Subaru climbed out with the introduction of its hit Outback wagon, memorably promoted by Crocodile Dundee star Paul Hogan.

So while the shock of September's economic crash left Doll reeling - "talk about gray hairs," he said - he has taken the long view. "I've been in this business since 1982, and I've seen the ups and I've seen the downs."

WWJWD? Doll joined Subaru in 1982 as an internal auditor, rising through the ranks from the finance side. For market insights, his go-to guru is Pimco's Bill Gross, "a fellow I follow religiously because the guy is right more than he is wrong."

On leadership, he is an acolyte of former UCLA basketball coach John Wooden, "who's really a national treasure."
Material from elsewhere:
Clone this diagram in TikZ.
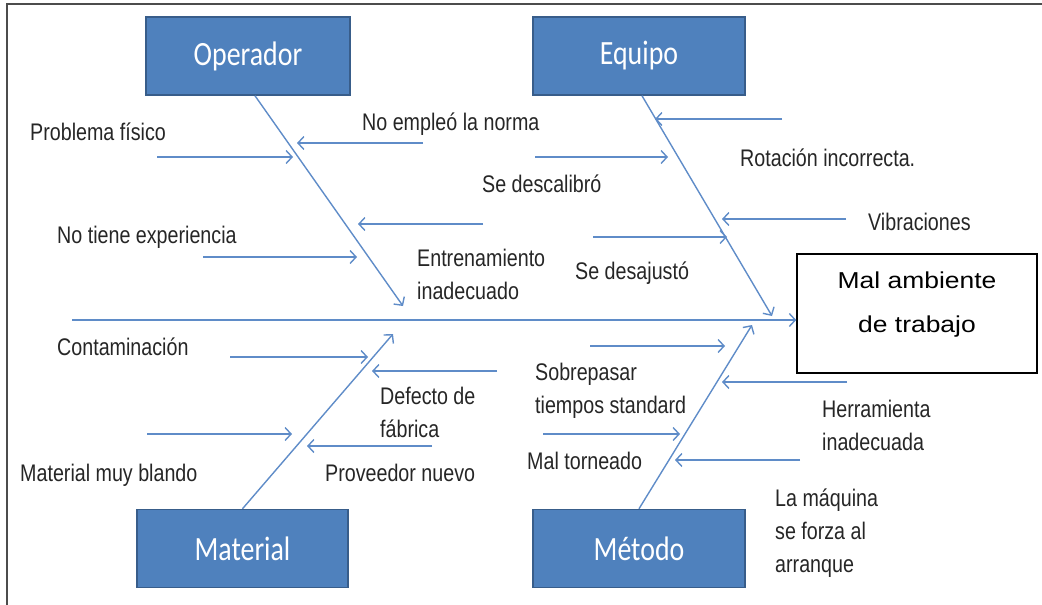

At Subaru, "we talk about the importance of being able to change your philosophy," Doll said. "And if you ever studied him, his teams in the '60s were kind of smallish: I think his centers were 6-5, but they worked with absolute precision.

"Only as his name recognition got bigger did he get the big recruits like Kareem Abdul-Jabbar and Bill Walton. So then he got size on his teams, and he adapted."

Doll's big man: Demographics. Doll and his wife, Linda, have two teenage sons. The older one is 17, and fortunately for the automotive industry, so are a lot of other youngsters.

"We were doing a college visit at Penn, and they told us that the high school graduating classes of 2008, 2009, 2010, and 2011 are the largest graduating classes ever in the history of the United States."

Doll expects this to affect the automotive industry.

"What happens when kids are 16 or 17?" he asks. "They want cars."

Immigration is another favorable demographic trend for carmakers, he said. And with Americans now scrapping three million more cars a year than they buy, demand for new wheels will eventually build.

The smart move, moving forward: Doll said Subaru's goal was to hold its new market share as demand bounces back. "Say the market recovers to 14 million unit sales; 1.9 percent of that - I'm pretty good at math - that's like 270,000 unit sales."

The company's strategy as it waits out the downturn is to lay down a groundwork of strong fundamentals, including extra-attentive customer service. "Customers have long memories," he said, "particularly when times are tight."

Find the hidden home team: Subaru's U.S. headquarters is on Route 70 in Cherry Hill. Its national call center is up the road, in Pennsauken. "I'm always amazed how a lot of people don't know there's a car company right in the back yard," Doll said. "I think if they did, we'd sell more cars here."